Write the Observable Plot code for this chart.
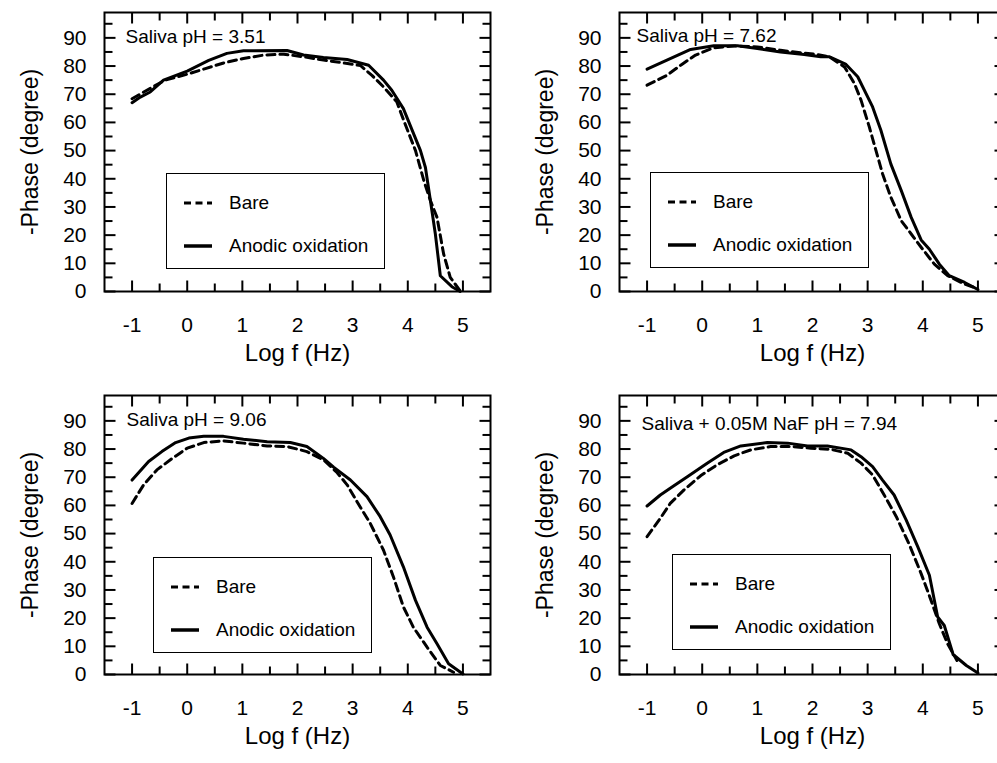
<!DOCTYPE html>
<html>
<head>
<meta charset="utf-8">
<script src="https://cdn.jsdelivr.net/npm/d3@7"></script>
<script src="https://cdn.jsdelivr.net/npm/@observablehq/plot@0.6"></script>
<style>
html, body { margin: 0; padding: 0; background: #fff; overflow: hidden; width: 997px; height: 763px; }
#root { position: relative; width: 997px; height: 763px; overflow: hidden; }
.panel { position: absolute; width: 515px; height: 382px; }
.panel svg { max-width: none !important; display: block; }
.legend { position: absolute; width: 219px; height: 96px; border: 1.5px solid #000; box-sizing: border-box; background: #fff;
  font-family: "Liberation Sans", Arial, sans-serif; font-size: 19px; color: #000; }
.legend .row { position: absolute; left: 0; height: 0; }
.legend .row svg { position: absolute; left: 17px; top: -4px; }
.legend .row span { position: absolute; left: 62px; top: -11px; white-space: nowrap; line-height: 22px; }
</style>
</head>
<body>
<div id="root"></div>
<script>
// ---- data ----
const xMajor = [-1, 0, 1, 2, 3, 4, 5];
const xMinor = [-0.5, 0.5, 1.5, 2.5, 3.5, 4.5];
const yMajor = [0, 10, 20, 30, 40, 50, 60, 70, 80, 90];
const yMinor = [5, 15, 25, 35, 45, 55, 65, 75, 85, 95];
const seriesNames = ["Bare", "Anodic oxidation"];
const panelTitles = ["Saliva pH = 3.51", "Saliva pH = 7.62", "Saliva pH = 9.06", "Saliva + 0.05M NaF pH = 7.94"];
const xTitle = "Log f (Hz)";
const yTitle = "-Phase (degree)";

// [log f, -phase]
const bare351 = [[-1,68.4],[-0.64,72.4],[-0.4,75],[0,77.1],[0.33,79.1],[0.66,81.1],[1.02,82.7],[1.39,83.9],[1.75,84.2],[2.11,83.3],[2.47,82.1],[2.84,81.1],[3.14,80.2],[3.35,76.7],[3.56,72.6],[3.8,67.3],[3.95,59.5],[4.14,50],[4.29,39.4],[4.41,32.3],[4.53,26.3],[4.65,13.3],[4.77,5],[4.95,0.2]];
const anodic351 = [[-1,67],[-0.85,69],[-0.67,70.8],[-0.43,75],[0,78.2],[0.39,82],[0.72,84.5],[1.02,85.4],[1.81,85.5],[2.11,83.9],[2.47,83],[2.9,82.3],[3.29,80.3],[3.56,75],[3.71,71.4],[3.92,64.9],[4.23,50],[4.32,44],[4.41,32.3],[4.5,20.4],[4.59,5.6],[4.8,1.7],[4.95,0]];

const bare762 = [[-1,73.2],[-0.64,76.7],[-0.39,80.3],[-0.12,83.9],[0.21,86.5],[0.58,87.1],[1,86.8],[1.42,85.6],[1.79,84.7],[2.09,84.1],[2.3,83.3],[2.58,79.7],[2.76,73.8],[2.88,67.9],[3.03,58.4],[3.15,50.1],[3.27,41.8],[3.42,33.5],[3.61,25.1],[3.79,20.4],[3.97,15.7],[4.21,9.7],[4.45,5.6],[4.76,2.6],[4.97,1.2]];
const anodic762 = [[-1,78.9],[-0.64,82.1],[-0.21,85.9],[0.21,87.2],[0.64,87.2],[1,86.2],[1.42,85],[1.85,84.1],[2.15,83.3],[2.3,83.3],[2.6,80.7],[2.82,76.2],[3.09,65.5],[3.24,57.2],[3.42,45.3],[3.61,35.8],[3.79,26.3],[3.97,18.3],[4.12,15],[4.3,9.7],[4.48,5.6],[4.76,3.2],[5,0.7]];

const bare906 = [[-1,60.7],[-0.79,67.3],[-0.55,72.6],[-0.27,76.7],[0,80.3],[0.3,82.3],[0.66,82.9],[1.02,82.1],[1.45,81.1],[1.81,80.9],[2.17,79.1],[2.47,76.2],[2.72,71.6],[2.9,67.3],[3.08,61.3],[3.32,53.6],[3.56,44.1],[3.74,34.6],[3.92,24],[4.1,16.8],[4.35,9.7],[4.59,3.2],[4.83,0.8]];
const anodic906 = [[-1,69],[-0.7,75.6],[-0.46,79.1],[-0.21,82.3],[0.03,83.9],[0.3,84.5],[0.66,84.5],[1.02,83.5],[1.45,82.6],[1.87,82.3],[2.17,80.9],[2.47,76.7],[2.66,73.5],[2.96,69],[3.26,63.1],[3.5,56],[3.68,49.5],[3.92,38.2],[4.14,26.3],[4.35,16.8],[4.53,10.9],[4.74,3.8],[5,0.2]];

const bare794 = [[-1,48.9],[-0.76,55.4],[-0.58,60.7],[-0.33,65.5],[-0.03,70.5],[0.27,74.4],[0.58,77.6],[0.88,79.7],[1.24,80.9],[1.61,80.9],[1.97,80.3],[2.33,79.9],[2.64,78.5],[2.88,75],[3.09,70.8],[3.3,63.7],[3.52,56],[3.76,45.9],[3.97,35.8],[4.15,26.3],[4.3,18],[4.45,10.9],[4.62,5]];
const anodic794 = [[-1,59.8],[-0.76,63.7],[-0.52,66.9],[-0.27,70.2],[0.09,75],[0.39,78.8],[0.7,81.1],[1.18,82.3],[1.55,82.1],[1.91,81.1],[2.27,81.1],[2.7,79.7],[2.88,77.3],[3.09,73.8],[3.27,69],[3.48,63.7],[3.7,54.8],[3.91,45.3],[4.12,35.2],[4.27,20.4],[4.39,17.4],[4.55,7.1],[4.79,3.2],[5,0.5]];

const panelSeries = [[bare351, anodic351], [bare762, anodic762], [bare906, anodic906], [bare794, anodic794]];

// ---- layout / style ----
const FONT = '"Liberation Sans", Arial, sans-serif';
const M = {left: 104, right: 25, top: 12, bottom: 91};
const W = 515, H = 382;
const xDomain = [-1.5, 5.5], yDomain = [0, 99];
const innerW = W - M.left - M.right, innerH = H - M.top - M.bottom;
// tick lengths (px) expressed in scale units so the ticks sit inside the frame
const kx = (xDomain[1] - xDomain[0]) / innerW, ky = (yDomain[1] - yDomain[0]) / innerH;
const MAJ = 11, MIN = 8;
const layout = [
  {left: 0,   top: 0,   legend: {left: 62, top: 161}, title: {dx: 21, dy: 24}},
  {left: 515, top: 0,   legend: {left: 31, top: 160}, title: {dx: 17, dy: 23}},
  {left: 0,   top: 383, legend: {left: 49, top: 162}, title: {dx: 22, dy: 24}},
  {left: 515, top: 383, legend: {left: 53, top: 159}, title: {dx: 22, dy: 28}}
];
const dash = "8,5";
const fmt = d => String(d);   // plain hyphen-minus, as in the reference

// inward tick polylines (two points each, grouped by id) built from the tick arrays
function tickPoints(xs, ys, len, tag) {
  const dy = len * ky, dx = len * kx, p = [];
  xs.forEach((x, j) => {
    p.push({id: tag + "b" + j, x, y: yDomain[0]}, {id: tag + "b" + j, x, y: yDomain[0] + dy});
    p.push({id: tag + "t" + j, x, y: yDomain[1]}, {id: tag + "t" + j, x, y: yDomain[1] - dy});
  });
  ys.forEach((y, j) => {
    p.push({id: tag + "l" + j, x: xDomain[0], y}, {id: tag + "l" + j, x: xDomain[0] + dx, y});
    p.push({id: tag + "r" + j, x: xDomain[1], y}, {id: tag + "r" + j, x: xDomain[1] - dx, y});
  });
  return p;
}
const tickPts = tickPoints(xMajor, yMajor, MAJ, "M").concat(tickPoints(xMinor, yMinor, MIN, "m"));

const root = document.getElementById("root");

layout.forEach((L, i) => {
  const [bare, anodic] = panelSeries[i];
  const chart = Plot.plot({
    width: W, height: H,
    marginLeft: M.left, marginRight: M.right, marginTop: M.top, marginBottom: M.bottom,
    style: {fontFamily: FONT, color: "#000", background: "transparent", maxWidth: "none"},
    x: {domain: xDomain},
    y: {domain: yDomain},
    marks: [
      Plot.line(tickPts, {x: "x", y: "y", z: "id", stroke: "#000", strokeWidth: 2, strokeLinecap: "butt"}),
      Plot.line(bare, {x: d => d[0], y: d => d[1], stroke: "#000", strokeWidth: 3, strokeDasharray: dash}),
      Plot.line(anodic, {x: d => d[0], y: d => d[1], stroke: "#000", strokeWidth: 3}),
      // tick labels
      Plot.axisX(xMajor, {anchor: "bottom", tickSize: 0, tickPadding: 26, fontSize: 21, label: null, fill: "#000", tickFormat: fmt}),
      Plot.axisY(yMajor, {anchor: "left", tickSize: 0, tickPadding: 18, fontSize: 21, label: null, fill: "#000", tickFormat: fmt}),
      Plot.frame({stroke: "#000", strokeWidth: 2}),
      // titles
      Plot.text([xTitle], {text: d => d, frameAnchor: "bottom", dy: 62, fontSize: 24, textAnchor: "middle", lineAnchor: "middle", fill: "#000"}),
      Plot.text([yTitle], {text: d => d, frameAnchor: "left", dx: -74, rotate: -90, fontSize: 23, textAnchor: "middle", lineAnchor: "middle", fill: "#000"}),
      Plot.text([panelTitles[i]], {text: d => d, frameAnchor: "top-left", dx: L.title.dx, dy: L.title.dy, textAnchor: "start", lineAnchor: "middle", fontSize: 19, fill: "#000"})
    ]
  });
  const panel = document.createElement("div");
  panel.className = "panel";
  panel.style.left = L.left + "px";
  panel.style.top = L.top + "px";
  panel.appendChild(chart);

  // legend box
  const lg = document.createElement("div");
  lg.className = "legend";
  lg.style.left = (M.left + L.legend.left) + "px";
  lg.style.top = (M.top + L.legend.top) + "px";
  const rowsY = [29, 72];
  seriesNames.forEach((name, k) => {
    const row = document.createElement("div");
    row.className = "row";
    row.style.top = rowsY[k] + "px";
    const svgNS = "http://www.w3.org/2000/svg";
    const s = document.createElementNS(svgNS, "svg");
    s.setAttribute("width", "30"); s.setAttribute("height", "8");
    const ln = document.createElementNS(svgNS, "line");
    ln.setAttribute("x1", "0"); ln.setAttribute("x2", "28");
    ln.setAttribute("y1", "4"); ln.setAttribute("y2", "4");
    ln.setAttribute("stroke", "#000");
    ln.setAttribute("stroke-width", k === 0 ? "3" : "3.5");
    if (k === 0) ln.setAttribute("stroke-dasharray", "7,4.5");
    s.appendChild(ln);
    const sp = document.createElement("span");
    sp.textContent = name;
    row.appendChild(s); row.appendChild(sp);
    lg.appendChild(row);
  });
  panel.appendChild(lg);
  root.appendChild(panel);
});
</script>
</body>
</html>
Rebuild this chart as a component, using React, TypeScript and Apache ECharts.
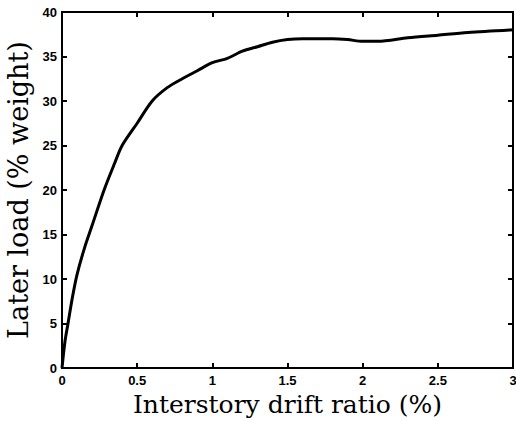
○ ○ ○ ○
**Stated goal:** Select every line above that contains the word "this", and copy it.

**Solution:**
Write the Observable Plot code for this chart.
Rebuild this chart as a component, using React, TypeScript and Apache ECharts.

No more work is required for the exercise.